Honors College Theses

Publication Date



Physics (B.S.P.)

Document Type and Release Option

Thesis (restricted to Georgia Southern)

Faculty Mentor

Dr. Monique Aller


Interstellar dust is an important component in many physical galactic processes, from star formation to heating and cooling mechanisms. The observed appearance of a galaxy may be altered by its dust content, due to the obscuring and reddening effects of dust. The chemical composition of dust in the interstellar medium of a galaxy can be determined through its absorption signature in the spectrum of a luminous background object, such as a quasar. A quasar absorption system is produced when the sightline to a quasar passes through or near a foreground, distant galaxy. Using the infrared 9.7µm and 18µm absorption features produced by quasar absorption systems, we can study silicate dust grain properties in these galaxies, including their optical depth and chemical composition.
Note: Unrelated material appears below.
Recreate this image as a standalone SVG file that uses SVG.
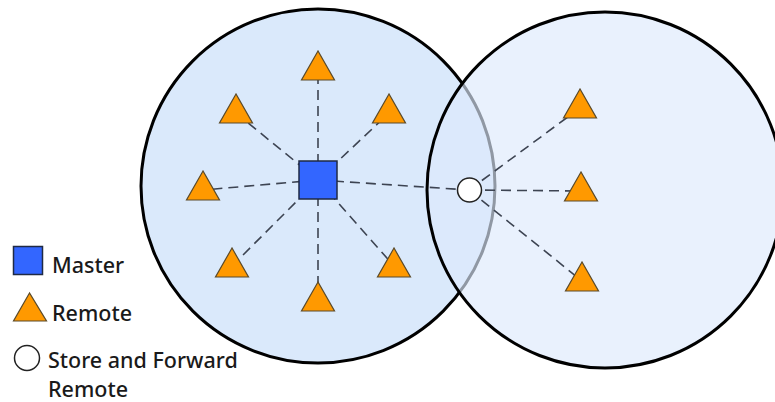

Variations in grain properties can then be explored from galaxy to galaxy. We discuss an analysis of data obtained as part of a program using Spitzer Space Telescope infrared spectra of quasars with known gas absorption systems. We explored several methods for analyzing these data, in particular testing different techniques for the background subtraction, the identification and removal of bad pixels, and the extraction and combination of individual spectra. In comparing these results, both for the galaxy M51 and for the quasar absorption system QSO0121+0027 (z=1.388), we find that the SMART algorithm yields the most stable results. For QSO0121+0027, the first system analyzed, we find no evidence of significant silicate dust absorption at 10μm, despite a strong carbonaceous dust signature, suggesting possible differences in grain formation.